Früher gab es bunte Ballons und Wunderkerzen im Stadion, heute schicken sie Bomben im intimen Rahmen. Das „Everyday Life" – Alltagsleben – aus Sicht von Coldplay erzählt kleine Geschichten inmitten des Trubels der Weltpolitik. Das britische Quartett macht das, ohne die viel zu lauten und ohnehin überpräsenten Akteure zu benennen oder gar anzuklagen – und schafft es so, eine ganze Menge der Sympathie zurückzugewinnen, die vielen nach immer größerer Anbiederung an den Mainstream verlustig ging. Nun herrschen Sozial- und Gesellschaftskritik vor.
Nur von einer schnellen Gitarre begleitet kommt „Guns" daher und schleudert einem sarkastisch „We need more guns" entgegen. Es folgt die Vorabsingle „Orphans", die vielleicht am ehesten an die Radiotauglichkeit von einer der erfolgreichsten Bands der letzten 20 Jahre erinnert. „Orphans" nun klingt zwar positiv und hat einen mitreißenden Refrain, erzählt aber die an sich traurige Geschichte von Rosaleem und ihrem „Baba", die aus Syrien flüchten müssen. Weitere musikalisch sehr zurückhaltende Stücke sind „Cry Cry Cry", „Friends" oder „بنی آدم (Children of Adam)", die teilweise so leise arrangiert sind, als wollten sie sich verstecken.

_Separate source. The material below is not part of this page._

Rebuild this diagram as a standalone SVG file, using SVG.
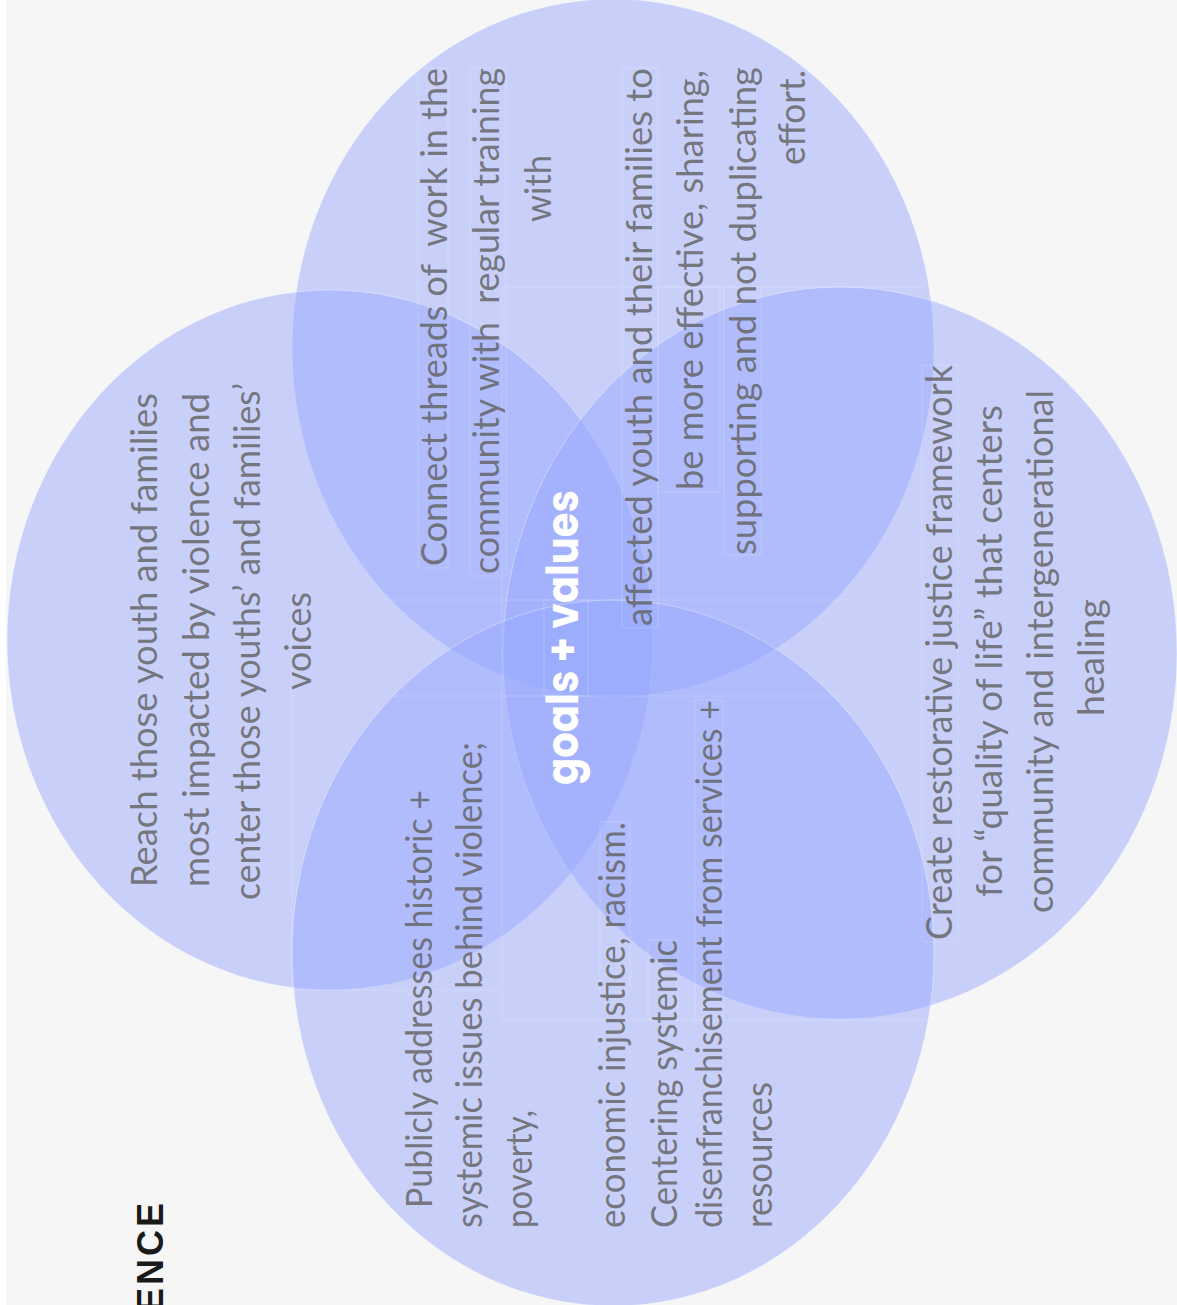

Das Titelstück „Sunrise" wiederum überrascht mit rein symphonischer Instrumentierung. Das wunderbar reduzierte „Trouble In Town" setzt sich intensiv mit der strukturellen Polizeibrutalität und -willkür gegen Menschen in den USA auseinander, die nicht kaukasisch aussehen. Dem Call-and-response-Gospel „BrokEn" folgt das musikalisch rührselige, aber textlich berührende „Daddy". „Arabesque" überzeugt in der Zusammenarbeit mit dem belgischen Rapper/Singer-Songwriter Stromae und dem vielleicht jazzigsten Saxofon-Solo des Jahres.
Die Mischung aus World-Music-Anleihen, Gospelchören, Liedfragmenten und Radiohits überzeugt nicht auf ganzer Spielzeit. Doch trotz der Zerfahrenheit scheinen sich die vier Musiker um Frontmann Chris Martin auf ihre Anfänge zurückzubesinnen und ein Album aus einem Guss vorlegen zu wollen.